Impressions and Conversations…

04-20-04

 –In the Colorado Springs airport security line, I talked to the old man in front of me. He was worried that they’d take his cigarette lighter and I said I didn’t think they would. He had my grandmother’s cornflower blue eyes in a dark, high-boned face, and told me his name was Indian. His mother was full-blood Blackfoot, his father half, all from Kentucky. Until he told me, I didn’t know the Blackfeet had a reservation in KY, which they sold in 1942. He was an interesting guy–lean and whipstrong, and he joked about the shrapnel in his elbow setting off the metal detectors. I would have liked sitting down with him and hearing stories, which I’m sure he would have told as he smoked his cigarettes and turned the air blue.

–on the shuttle from the Nashville airport to Bowling Green, I sat with another writer, a young woman who has written a book called THE WIFE OF THE CHEF. A vegetarian non-drinker who once prized macaroni and cheese and hot dogs above all foods, she married to a chef, and together they run a restaurant in Simsbury, Connecticut, Metro Bis.
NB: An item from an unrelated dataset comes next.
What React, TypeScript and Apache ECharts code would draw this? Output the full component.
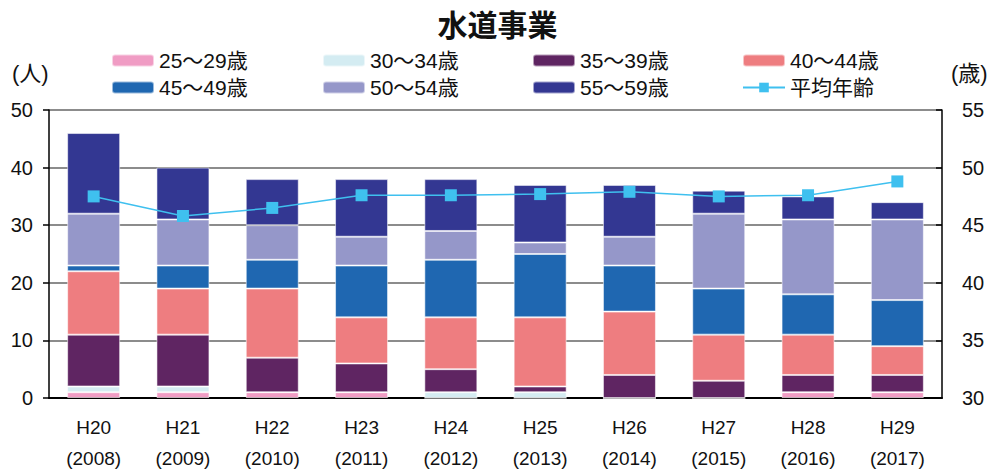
import React, { useEffect, useRef } from "react";
import * as echarts from "echarts";

// Headcount per age band (persons) and average age (years), FY H20–H29
const categories = [
  "H20\n(2008)",
  "H21\n(2009)",
  "H22\n(2010)",
  "H23\n(2011)",
  "H24\n(2012)",
  "H25\n(2013)",
  "H26\n(2014)",
  "H27\n(2015)",
  "H28\n(2016)",
  "H29\n(2017)",
];
const age25to29 = [1, 1, 1, 1, 0, 0, 0, 0, 1, 1];
const age30to34 = [1, 1, 0, 0, 1, 1, 0, 0, 0, 0];
const age35to39 = [9, 9, 6, 5, 4, 1, 4, 3, 3, 3];
const age40to44 = [11, 8, 12, 8, 9, 12, 11, 8, 7, 5];
const age45to49 = [1, 4, 5, 9, 10, 11, 8, 8, 7, 8];
const age50to54 = [9, 8, 6, 5, 5, 2, 5, 13, 13, 14];
const age55to59 = [14, 9, 8, 10, 9, 10, 9, 4, 4, 3];
const averageAge = [47.5, 45.8, 46.5, 47.6, 47.6, 47.7, 47.9, 47.5, 47.6, 48.8];

const bandNames = ["25～29歳", "30～34歳", "35～39歳", "40～44歳", "45～49歳", "50～54歳", "55～59歳"];
const bandValues = [age25to29, age30to34, age35to39, age40to44, age45to49, age50to54, age55to59];
const bandColors = ["#f09cc4", "#d4ecf2", "#5f2562", "#ee7d80", "#1f67b1", "#9597c9", "#333792"];
const avgName = "平均年齢";

const FONT = "'Liberation Sans', 'Noto Sans CJK JP', sans-serif";

export default function App() {
  const ref = useRef<HTMLDivElement>(null);

  useEffect(() => {
    if (!ref.current) return;
    const chart = echarts.init(ref.current, undefined, { renderer: "svg" });

    const barSeries = bandNames.map((name, i) => ({
      name,
      type: "bar",
      stack: "staff",
      yAxisIndex: 0,
      barWidth: 53,
      data: bandValues[i],
      itemStyle: {
        color: bandColors[i],
        borderColor: "rgba(255,255,255,0.55)",
        borderWidth: 1,
      },
    }));

    const legendText = { fontSize: 21, color: "#111", fontFamily: FONT, lineHeight: 20 };
    const legendColumns = [
      { left: 111, data: [bandNames[0], bandNames[4]] },
      { left: 322, data: [bandNames[1], bandNames[5]] },
      { left: 532, data: [bandNames[2], bandNames[6]] },
      { left: 742, data: [bandNames[3], avgName] },
    ].map((c) => ({
      left: c.left,
      top: 50,
      orient: "vertical",
      itemWidth: 42,
      itemHeight: 12,
      itemGap: 6,
      padding: 0,
      selectedMode: false,
      textStyle: legendText,
      data: c.data,
    }));

    chart.setOption({
      animation: false,
      textStyle: { fontFamily: FONT },
      title: {
        text: "水道事業",
        left: "center",
        top: 5,
        textStyle: { fontSize: 30, fontWeight: "bold", color: "#111", fontFamily: FONT },
      },
      legend: legendColumns,
      graphic: [
        {
          type: "text",
          left: 12,
          top: 62,
          style: { text: "(人)", fontSize: 22, fill: "#111", fontFamily: FONT },
        },
        {
          type: "text",
          left: 951,
          top: 62,
          style: { text: "(歳)", fontSize: 22, fill: "#111", fontFamily: FONT },
        },
      ],
      grid: { left: 49, right: 53, top: 110, bottom: 69 },
      xAxis: {
        type: "category",
        data: categories,
        axisLine: { lineStyle: { color: "#000", width: 2 } },
        axisTick: { inside: true, length: 5, lineStyle: { color: "#000", width: 1.5 } },
        axisLabel: {
          margin: 14,
          fontSize: 19,
          lineHeight: 31,
          color: "#111",
          fontFamily: FONT,
        },
      },
      yAxis: [
        {
          type: "value",
          min: 0,
          max: 50,
          interval: 10,
          axisLine: { show: true, lineStyle: { color: "#000", width: 1.5 } },
          axisTick: { show: true, length: 6, lineStyle: { color: "#000", width: 1.5 } },
          axisLabel: { margin: 16, fontSize: 20, color: "#111", fontFamily: FONT },
          splitLine: { lineStyle: { color: "#8c8c8c", width: 2 } },
        },
        {
          type: "value",
          min: 30,
          max: 55,
          interval: 5,
          position: "right",
          axisLine: { show: true, lineStyle: { color: "#000", width: 1.5 } },
          axisTick: { show: true, inside: true, length: 6, lineStyle: { color: "#000", width: 1.5 } },
          axisLabel: { margin: 20, fontSize: 20, color: "#111", fontFamily: FONT },
          splitLine: { show: false },
        },
      ],
      series: [
        ...barSeries,
        {
          name: avgName,
          type: "line",
          yAxisIndex: 1,
          data: averageAge,
          symbol: "rect",
          symbolSize: 12,
          z: 10,
          lineStyle: { color: "#3fc0ef", width: 1.5 },
          itemStyle: { color: "#3fc0ef" },
        },
      ],
    });

    return () => chart.dispose();
  }, []);

  return (
    <div
      ref={ref}
      style={{ position: "fixed", left: 0, top: 0, width: 995, height: 474, background: "#fff" }}
    />
  );
}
She is smart and interesting and we made ourselves very hungry talking about food all the way down the highway. I settled for Steak and Shake with my friends, but I suspect she found something a cut better.

–Steak and Shake. They don’t exist in Colorado. My ex used to make a point of going to the ones in formerly (currently?) white neighborhoods in St. Louis because they were segregated when he was a child and he took pleasure in walking into them and sitting down and eating at places he would have been forbidden.

I’m too young to really remember a segregated world (and Colorado wasn’t, anyway) but what I like about Steak and Shake is the very American diner fare. I confess this particular establishment was close to the hotel and I ate there three times over the weekend: a most delicious cheeseburger one night (hold the fries); biscuits and gravy–oh, my! Worth every dense calorie–for breakfast the next morning; and feeling guilty but unable to stay away, a grilled chicken sandwich the last evening. Mmmm. It’s so very, very American, that place. The black and white checkered floors, the malteds and milkshakes and biscuits and cheeseburgers and cheese fries. Only thing better for pure, unadulterated, full American Diner Fare is The Waffle House. It could never be deemed healthy food, but it is delicious.

—Mammoth Cave. My friend Liz (Elizabeth Bevarly–we have been friends since our first books debuted together at Silhouette Special Edition 15 years ago) and I went to Mammoth Cave on Sunday. I’d never been to a cave, and this one is quite incredible. Cool, hostile, utterly still and dark.

–the driver to the airport very early the next morning was another spry old man, a native of Bowling Green. Raises cattle and told stories of coyotes trying to make off with his calves. They didn’t succeed.